President Donald Trump suffered another humiliating courtroom defeat as a federal appeals court refused to block a ruling ordering the removal of his name from the Kennedy Center.
In its second rejection of the administration’s request, the U.S. Court of Appeals for the D.C. Circuit said Trump’s lawyers had failed to prove that removing his name would damage fundraising efforts at the iconic performing arts venue, which has faced declining ticket sales and widespread artist cancellations since Trump initiated a MAGA takeover last year.
Trump has argued that removing his name from the building’s exterior would cause “irreparable harm” to fundraising.

But this week’s ruling said the president’s lawyers had failed to provide any evidence for that claim.
The defendants “failed to support this assertion with any specific facts or evidence,” the appeals court said in its ruling. “They offer only the conclusory assertions of the Kennedy Center’s Executive Director that were made in a factually unsupported declaration.”
The court also brushed aside a separate argument that the Kennedy Center could be forced to refund donations if Trump’s name was not restored, noting that the claim had never been presented to the lower court.

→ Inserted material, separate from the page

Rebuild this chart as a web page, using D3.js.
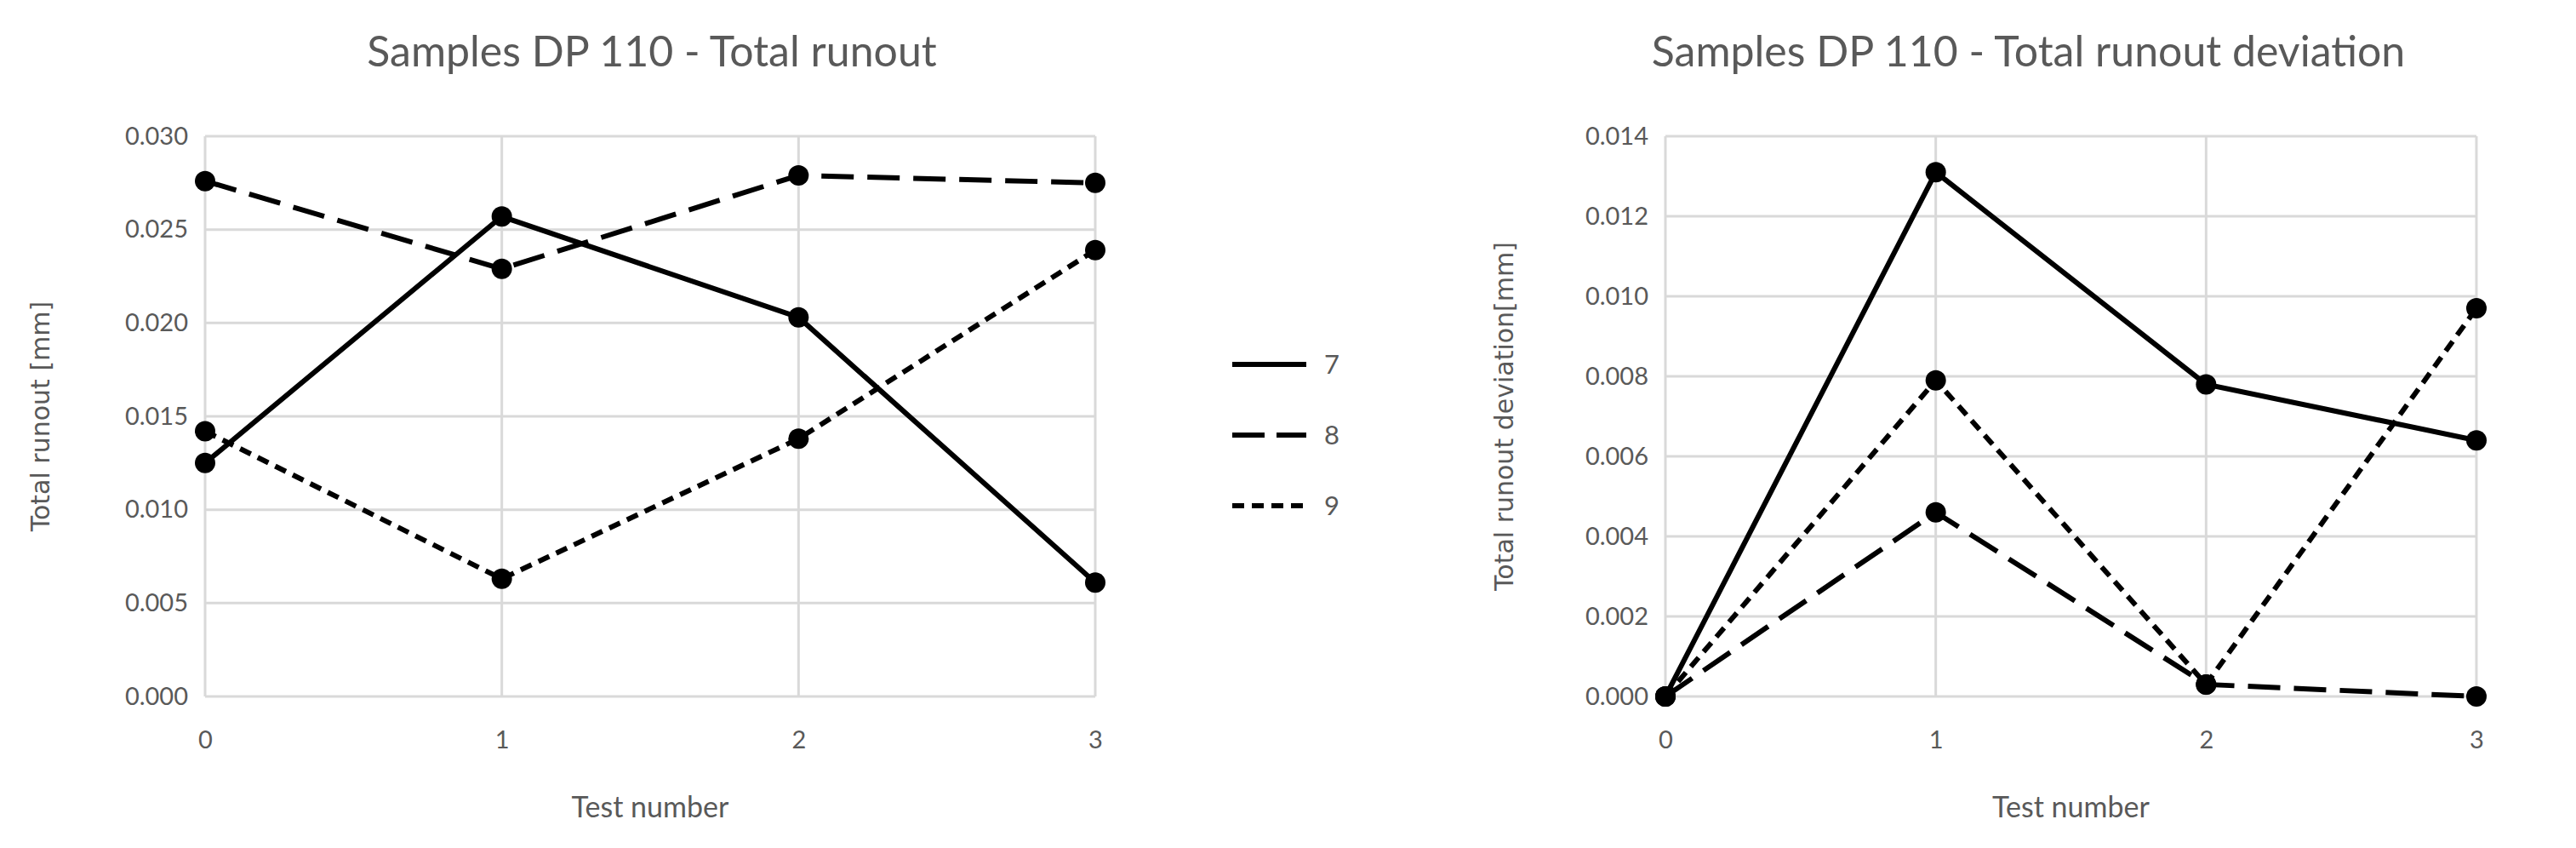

Circuit Judges Robert Wilkins and Patricia Millet, who were both appointed by former president Barack Obama, were joined on the panel considering the appeal by Trump-appointee Circuit Judge Gregory Katsas.
The Daily Beast has contacted the White House for comment.
The legal challenge was brought by Ohio Democratic Rep. Joyce Beatty, who serves as an ex officio trustee of the Kennedy Center, which is formally known as the John F. Kennedy Memorial Center for the Performing Arts.
She said this week’s ruling reaffirms that Trump’s effort to rename the Kennedy Center after himself was “unlawful.”
“Today’s ruling again affirms that this administration’s efforts to rename the Kennedy Center were unlawful,” Beatty said.
“His name no longer desecrates this sacred memorial, which belongs to the American people. Now it is time for the Trump administration to accept this, comply with the law, and take the tarps down,” she added, referring to the large tarps and scaffolding that were installed, obstructing the facade of the building, hours before Trump’s name was due to be removed from the front of the Kennedy Center.
Kennedy Center Executive Director Matt Floca said in a court declaration that the lettering displaying Trump’s name had been taken down, but weeks later the building’s facade remains covered by tarps and scaffolding.

Judge Casey Cooper, who was appointed by Obama in 2014, has directed the Kennedy Center to justify why its exterior signage remains hidden behind tarps and scaffolding.
The order comes after Trump’s name was stripped from both the building and the center’s website under Cooper’s May 29 ruling, which also barred the venue from shutting down for renovations — a decision the Trump administration is expected to appeal.
Trump’s handpicked board at the center voted last December to add his name to the prestigious D.C. venue, and fresh signage went up the next day to rename the building “The Donald J. Trump and The John F. Kennedy Memorial Center for the Performing Arts.”
But Cooper ordered the name removed in May, on the grounds that Trump had failed to seek congressional approval for the name change.
“Congress gave the Kennedy Center its name, and only Congress can change it,” Cooper wrote.